WHAT IS EXPECTED :: Can you print every record below exactly as written?

EXTRACTED INFORMATION ::
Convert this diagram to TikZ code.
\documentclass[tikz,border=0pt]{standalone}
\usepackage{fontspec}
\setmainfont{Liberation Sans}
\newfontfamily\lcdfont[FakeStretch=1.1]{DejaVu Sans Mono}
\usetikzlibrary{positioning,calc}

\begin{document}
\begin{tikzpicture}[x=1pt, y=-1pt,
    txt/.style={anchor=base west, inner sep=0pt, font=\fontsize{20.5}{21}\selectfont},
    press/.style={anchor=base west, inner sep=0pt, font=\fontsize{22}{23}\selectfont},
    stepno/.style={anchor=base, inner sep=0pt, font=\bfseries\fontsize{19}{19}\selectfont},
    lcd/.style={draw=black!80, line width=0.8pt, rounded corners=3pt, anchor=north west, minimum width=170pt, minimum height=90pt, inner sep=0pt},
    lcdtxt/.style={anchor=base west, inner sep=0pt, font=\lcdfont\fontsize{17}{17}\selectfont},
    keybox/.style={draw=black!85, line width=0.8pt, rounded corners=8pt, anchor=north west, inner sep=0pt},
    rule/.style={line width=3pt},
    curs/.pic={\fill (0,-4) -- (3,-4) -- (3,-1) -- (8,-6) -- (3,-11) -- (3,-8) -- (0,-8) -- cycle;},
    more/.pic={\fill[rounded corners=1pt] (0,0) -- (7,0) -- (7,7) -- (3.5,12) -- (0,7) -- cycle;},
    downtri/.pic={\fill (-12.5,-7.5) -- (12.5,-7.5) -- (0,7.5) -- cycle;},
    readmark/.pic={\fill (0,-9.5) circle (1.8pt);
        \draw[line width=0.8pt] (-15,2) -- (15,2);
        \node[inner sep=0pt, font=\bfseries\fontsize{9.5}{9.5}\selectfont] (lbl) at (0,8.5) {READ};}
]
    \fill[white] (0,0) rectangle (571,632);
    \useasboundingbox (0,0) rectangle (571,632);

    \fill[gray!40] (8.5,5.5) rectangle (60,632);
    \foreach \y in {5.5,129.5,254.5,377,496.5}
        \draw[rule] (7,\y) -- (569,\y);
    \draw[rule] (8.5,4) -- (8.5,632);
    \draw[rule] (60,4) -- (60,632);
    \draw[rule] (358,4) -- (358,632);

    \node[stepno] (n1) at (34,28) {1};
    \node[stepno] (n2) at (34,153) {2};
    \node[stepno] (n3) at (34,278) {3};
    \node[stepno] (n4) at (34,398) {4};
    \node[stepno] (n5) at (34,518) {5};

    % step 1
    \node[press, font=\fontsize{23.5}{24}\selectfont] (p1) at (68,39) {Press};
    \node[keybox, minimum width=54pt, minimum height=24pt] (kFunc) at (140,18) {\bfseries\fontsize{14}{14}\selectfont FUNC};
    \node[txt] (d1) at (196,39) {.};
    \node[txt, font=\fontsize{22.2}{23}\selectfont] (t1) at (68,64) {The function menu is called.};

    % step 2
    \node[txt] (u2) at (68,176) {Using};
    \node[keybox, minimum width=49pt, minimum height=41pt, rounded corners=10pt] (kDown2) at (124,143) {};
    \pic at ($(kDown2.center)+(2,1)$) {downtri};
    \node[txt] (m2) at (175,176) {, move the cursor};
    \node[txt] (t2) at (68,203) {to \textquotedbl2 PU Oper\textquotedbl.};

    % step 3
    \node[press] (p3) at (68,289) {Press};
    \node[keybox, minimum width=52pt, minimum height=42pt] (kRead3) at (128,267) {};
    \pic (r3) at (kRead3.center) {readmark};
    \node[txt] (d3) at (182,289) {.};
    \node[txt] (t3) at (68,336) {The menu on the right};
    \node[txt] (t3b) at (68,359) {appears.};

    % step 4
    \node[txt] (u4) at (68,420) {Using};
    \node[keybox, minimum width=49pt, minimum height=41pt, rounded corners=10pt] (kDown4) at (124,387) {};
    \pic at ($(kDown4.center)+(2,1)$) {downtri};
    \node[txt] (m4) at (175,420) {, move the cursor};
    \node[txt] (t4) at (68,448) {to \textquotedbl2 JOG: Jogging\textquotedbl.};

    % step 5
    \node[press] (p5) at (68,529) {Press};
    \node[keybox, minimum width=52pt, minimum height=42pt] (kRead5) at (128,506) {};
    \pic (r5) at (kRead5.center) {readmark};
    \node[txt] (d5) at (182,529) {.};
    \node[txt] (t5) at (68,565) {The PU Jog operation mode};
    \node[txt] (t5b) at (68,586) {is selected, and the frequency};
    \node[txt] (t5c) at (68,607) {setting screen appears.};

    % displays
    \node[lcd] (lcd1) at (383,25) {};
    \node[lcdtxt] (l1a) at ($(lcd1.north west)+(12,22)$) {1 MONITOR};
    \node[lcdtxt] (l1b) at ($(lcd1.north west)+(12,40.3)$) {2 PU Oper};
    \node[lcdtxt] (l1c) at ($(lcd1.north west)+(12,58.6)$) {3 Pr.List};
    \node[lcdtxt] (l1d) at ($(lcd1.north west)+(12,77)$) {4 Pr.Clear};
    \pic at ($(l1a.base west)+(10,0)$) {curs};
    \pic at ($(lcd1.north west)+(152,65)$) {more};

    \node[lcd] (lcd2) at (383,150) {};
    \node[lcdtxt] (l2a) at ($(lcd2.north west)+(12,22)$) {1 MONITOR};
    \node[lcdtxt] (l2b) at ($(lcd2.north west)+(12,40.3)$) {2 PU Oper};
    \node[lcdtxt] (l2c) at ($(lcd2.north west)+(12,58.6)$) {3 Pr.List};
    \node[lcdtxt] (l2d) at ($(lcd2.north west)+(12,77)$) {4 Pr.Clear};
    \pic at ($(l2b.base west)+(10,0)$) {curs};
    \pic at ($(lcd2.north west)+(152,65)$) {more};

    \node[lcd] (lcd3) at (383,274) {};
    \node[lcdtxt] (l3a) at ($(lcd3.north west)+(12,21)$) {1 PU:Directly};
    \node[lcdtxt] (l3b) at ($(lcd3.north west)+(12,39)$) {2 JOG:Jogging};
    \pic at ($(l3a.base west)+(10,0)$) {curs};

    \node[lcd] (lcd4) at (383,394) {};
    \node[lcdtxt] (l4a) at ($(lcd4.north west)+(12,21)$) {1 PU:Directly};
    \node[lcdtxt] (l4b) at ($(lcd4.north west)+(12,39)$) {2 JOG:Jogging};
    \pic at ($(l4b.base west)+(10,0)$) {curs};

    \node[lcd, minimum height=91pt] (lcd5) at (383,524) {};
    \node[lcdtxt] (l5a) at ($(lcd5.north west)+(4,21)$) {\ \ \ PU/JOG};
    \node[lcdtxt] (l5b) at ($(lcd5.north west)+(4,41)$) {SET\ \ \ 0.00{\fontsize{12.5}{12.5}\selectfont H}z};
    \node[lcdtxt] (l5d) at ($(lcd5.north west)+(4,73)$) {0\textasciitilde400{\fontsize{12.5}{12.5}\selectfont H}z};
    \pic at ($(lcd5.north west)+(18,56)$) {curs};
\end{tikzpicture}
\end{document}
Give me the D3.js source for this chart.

OUTPUT ::
Convert this diagram to TikZ code.
\documentclass[tikz,border=0pt]{standalone}
\usepackage{fontspec}
\setmainfont{Liberation Sans}
\newfontfamily\lcdfont[FakeStretch=1.1]{DejaVu Sans Mono}
\usetikzlibrary{positioning,calc}

\begin{document}
\begin{tikzpicture}[x=1pt, y=-1pt,
    txt/.style={anchor=base west, inner sep=0pt, font=\fontsize{20.5}{21}\selectfont},
    press/.style={anchor=base west, inner sep=0pt, font=\fontsize{22}{23}\selectfont},
    stepno/.style={anchor=base, inner sep=0pt, font=\bfseries\fontsize{19}{19}\selectfont},
    lcd/.style={draw=black!80, line width=0.8pt, rounded corners=3pt, anchor=north west, minimum width=170pt, minimum height=90pt, inner sep=0pt},
    lcdtxt/.style={anchor=base west, inner sep=0pt, font=\lcdfont\fontsize{17}{17}\selectfont},
    keybox/.style={draw=black!85, line width=0.8pt, rounded corners=8pt, anchor=north west, inner sep=0pt},
    rule/.style={line width=3pt},
    curs/.pic={\fill (0,-4) -- (3,-4) -- (3,-1) -- (8,-6) -- (3,-11) -- (3,-8) -- (0,-8) -- cycle;},
    more/.pic={\fill[rounded corners=1pt] (0,0) -- (7,0) -- (7,7) -- (3.5,12) -- (0,7) -- cycle;},
    downtri/.pic={\fill (-12.5,-7.5) -- (12.5,-7.5) -- (0,7.5) -- cycle;},
    readmark/.pic={\fill (0,-9.5) circle (1.8pt);
        \draw[line width=0.8pt] (-15,2) -- (15,2);
        \node[inner sep=0pt, font=\bfseries\fontsize{9.5}{9.5}\selectfont] (lbl) at (0,8.5) {READ};}
]
    \fill[white] (0,0) rectangle (571,632);
    \useasboundingbox (0,0) rectangle (571,632);

    \fill[gray!40] (8.5,5.5) rectangle (60,632);
    \foreach \y in {5.5,129.5,254.5,377,496.5}
        \draw[rule] (7,\y) -- (569,\y);
    \draw[rule] (8.5,4) -- (8.5,632);
    \draw[rule] (60,4) -- (60,632);
    \draw[rule] (358,4) -- (358,632);

    \node[stepno] (n1) at (34,28) {1};
    \node[stepno] (n2) at (34,153) {2};
    \node[stepno] (n3) at (34,278) {3};
    \node[stepno] (n4) at (34,398) {4};
    \node[stepno] (n5) at (34,518) {5};

    % step 1
    \node[press, font=\fontsize{23.5}{24}\selectfont] (p1) at (68,39) {Press};
    \node[keybox, minimum width=54pt, minimum height=24pt] (kFunc) at (140,18) {\bfseries\fontsize{14}{14}\selectfont FUNC};
    \node[txt] (d1) at (196,39) {.};
    \node[txt, font=\fontsize{22.2}{23}\selectfont] (t1) at (68,64) {The function menu is called.};

    % step 2
    \node[txt] (u2) at (68,176) {Using};
    \node[keybox, minimum width=49pt, minimum height=41pt, rounded corners=10pt] (kDown2) at (124,143) {};
    \pic at ($(kDown2.center)+(2,1)$) {downtri};
    \node[txt] (m2) at (175,176) {, move the cursor};
    \node[txt] (t2) at (68,203) {to \textquotedbl2 PU Oper\textquotedbl.};

    % step 3
    \node[press] (p3) at (68,289) {Press};
    \node[keybox, minimum width=52pt, minimum height=42pt] (kRead3) at (128,267) {};
    \pic (r3) at (kRead3.center) {readmark};
    \node[txt] (d3) at (182,289) {.};
    \node[txt] (t3) at (68,336) {The menu on the right};
    \node[txt] (t3b) at (68,359) {appears.};

    % step 4
    \node[txt] (u4) at (68,420) {Using};
    \node[keybox, minimum width=49pt, minimum height=41pt, rounded corners=10pt] (kDown4) at (124,387) {};
    \pic at ($(kDown4.center)+(2,1)$) {downtri};
    \node[txt] (m4) at (175,420) {, move the cursor};
    \node[txt] (t4) at (68,448) {to \textquotedbl2 JOG: Jogging\textquotedbl.};

    % step 5
    \node[press] (p5) at (68,529) {Press};
    \node[keybox, minimum width=52pt, minimum height=42pt] (kRead5) at (128,506) {};
    \pic (r5) at (kRead5.center) {readmark};
    \node[txt] (d5) at (182,529) {.};
    \node[txt] (t5) at (68,565) {The PU Jog operation mode};
    \node[txt] (t5b) at (68,586) {is selected, and the frequency};
    \node[txt] (t5c) at (68,607) {setting screen appears.};

    % displays
    \node[lcd] (lcd1) at (383,25) {};
    \node[lcdtxt] (l1a) at ($(lcd1.north west)+(12,22)$) {1 MONITOR};
    \node[lcdtxt] (l1b) at ($(lcd1.north west)+(12,40.3)$) {2 PU Oper};
    \node[lcdtxt] (l1c) at ($(lcd1.north west)+(12,58.6)$) {3 Pr.List};
    \node[lcdtxt] (l1d) at ($(lcd1.north west)+(12,77)$) {4 Pr.Clear};
    \pic at ($(l1a.base west)+(10,0)$) {curs};
    \pic at ($(lcd1.north west)+(152,65)$) {more};

    \node[lcd] (lcd2) at (383,150) {};
    \node[lcdtxt] (l2a) at ($(lcd2.north west)+(12,22)$) {1 MONITOR};
    \node[lcdtxt] (l2b) at ($(lcd2.north west)+(12,40.3)$) {2 PU Oper};
    \node[lcdtxt] (l2c) at ($(lcd2.north west)+(12,58.6)$) {3 Pr.List};
    \node[lcdtxt] (l2d) at ($(lcd2.north west)+(12,77)$) {4 Pr.Clear};
    \pic at ($(l2b.base west)+(10,0)$) {curs};
    \pic at ($(lcd2.north west)+(152,65)$) {more};

    \node[lcd] (lcd3) at (383,274) {};
    \node[lcdtxt] (l3a) at ($(lcd3.north west)+(12,21)$) {1 PU:Directly};
    \node[lcdtxt] (l3b) at ($(lcd3.north west)+(12,39)$) {2 JOG:Jogging};
    \pic at ($(l3a.base west)+(10,0)$) {curs};

    \node[lcd] (lcd4) at (383,394) {};
    \node[lcdtxt] (l4a) at ($(lcd4.north west)+(12,21)$) {1 PU:Directly};
    \node[lcdtxt] (l4b) at ($(lcd4.north west)+(12,39)$) {2 JOG:Jogging};
    \pic at ($(l4b.base west)+(10,0)$) {curs};

    \node[lcd, minimum height=91pt] (lcd5) at (383,524) {};
    \node[lcdtxt] (l5a) at ($(lcd5.north west)+(4,21)$) {\ \ \ PU/JOG};
    \node[lcdtxt] (l5b) at ($(lcd5.north west)+(4,41)$) {SET\ \ \ 0.00{\fontsize{12.5}{12.5}\selectfont H}z};
    \node[lcdtxt] (l5d) at ($(lcd5.north west)+(4,73)$) {0\textasciitilde400{\fontsize{12.5}{12.5}\selectfont H}z};
    \pic at ($(lcd5.north west)+(18,56)$) {curs};
\end{tikzpicture}
\end{document}
Give me the D3.js source for this chart.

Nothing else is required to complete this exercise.